Pas question pour autant de figer un peuple dans la piété archéologique de son passé. La France a toujours préféré une tradition vivante, transmise par le moyen de la coutume qui synthétise les lents et constants apports du temps, à une tradition momifiée dans les formules ou raidie dans les systèmes. Les faiseurs de systèmes et les créateurs de constitutions théoriques ignorent trop souvent que la diversité des pays rend bien difficile l'adoption de plans politiques uniformes et absolus. Seuls demeurent constants les principes premiers de toute société basés sur l'immuabilité de l'essence des choses et de la nature humaine. En effet, cultiver des rêves de cité universelle dans un monde violemment divisé en groupements rivaux serait condamner notre pays à être dupe de ses voisins et à disparaître à plus ou moins brève échéance. Il est donc normal, et ce le fut de tout temps, de défendre la cité menacée. On a trop souvent tendance à mettre l'accent sur la seule amitié d'homme à homme, sur le contrat qui unit ensemble les membres d'un peuple et à exalter la nation au moment même où on lui prêche l'oubli des seules raisons permanentes de sa cohésion : celles que lui donne sa qualité d'héritière. " Car la patrie est l'héritage, la nation l'héritier ".

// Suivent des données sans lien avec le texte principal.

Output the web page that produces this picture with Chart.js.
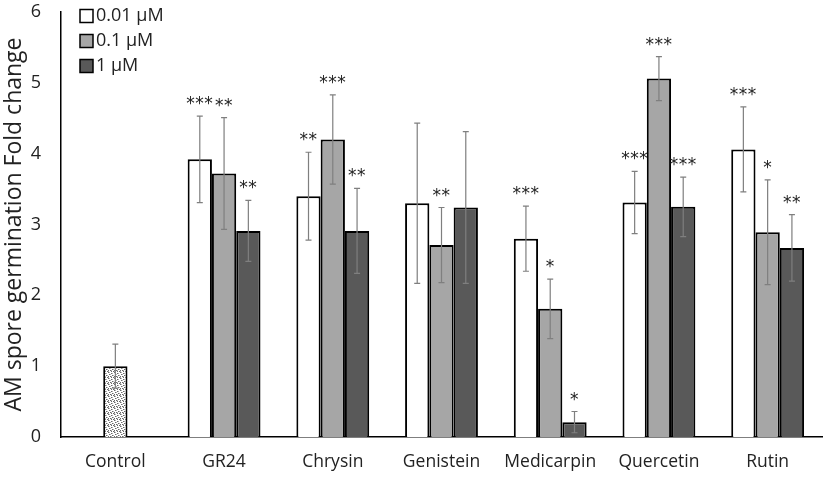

Nous savons à quels excès ont mené ces principes lorsqu'ils furent développés jusqu'en leurs extrêmes conséquences, aussi bien en France qu'en d'autres pays d'Europe. Les nations, qui ne doivent subsister que par l'effort volontaire de leurs membres, sont conduites vers les grandes simplifications mythiques de leur destin (qui n'est plus guère que matériel) et vers des images sublimées où s'accrochent les pires chimères et les pires erreurs, de même que s'exaltent dangereusement des engouements ou des haines irraisonnés envers d'autres peuples de notre vaste univers. Dégoûtés par ces excès, nombreux sont les citoyens qui se jettent alors dans la négation même de la patrie et dans l'utopie d'une cité universelle déjà évoquée par la Révolution. Mais cette notion, probablement valable dans le royaume des âmes, ne peut l'être dans l'ordre politique et on sait quelle dure réponse les guerres de 14/18 et de 39/45 apportèrent à ces rêveurs.
Aujourd'hui, le monde s'épouvante de voir se former de gigantesques empires, devant lesquels le destin des frontières anciennes ressemble à celui fugitif des jardins enfantins. Et le doute se saisit des hommes. Les patries sont-elle condamnées ? Toutes ces vies ont-elles été sacrifiées pour rien ? Non, car la notion de patrie n'est pas une sclérose de l'être dans la piété de temps révolus, elle n'a en elle-même aucun caractère d'immobilisme, elle ne commande pas à l'homme le ressassement sentimental et vain de thèmes désuets. Elle murmure simplement à l'oreille de chacun de ceux qui, debouts, face aux monuments aux morts qu'ils honorent en ce 11 novembre : " Je vous désigne ce qui a duré. Je vous rappelle ce qui a réussi. Mais je vous l'enseigne, pour qu'à une longue suite de labeurs et de luttes, vous apportiez votre part, car vous êtes des continuateurs. C'est pourquoi l'idée de patrie donne à l'homme sa place, en appuyant son humble action à celle de millions de morts impérieux, en même temps qu'elle l'enchaîne aux mystères exigeants de l'avenir".
Car, ne nous leurrons pas : ce qui nous menace aujourd'hui n'est autre que le désamour. Le désamour de nous-mêmes et de notre pays. Or, ceux qui ne s'aiment pas ne savent pas aimer les autres. Rien ne se bâtit dans la désillusion et la désespérance. A ces jeunes gens, que la mort a ensevelis dans son suaire, les arrachant à l'aube de leur vie à une actualité dont ils se sont consciemment privés pour permettre à la nôtre de perdurer, demandons qu'ils nous rendent l'amour de la FRANCE.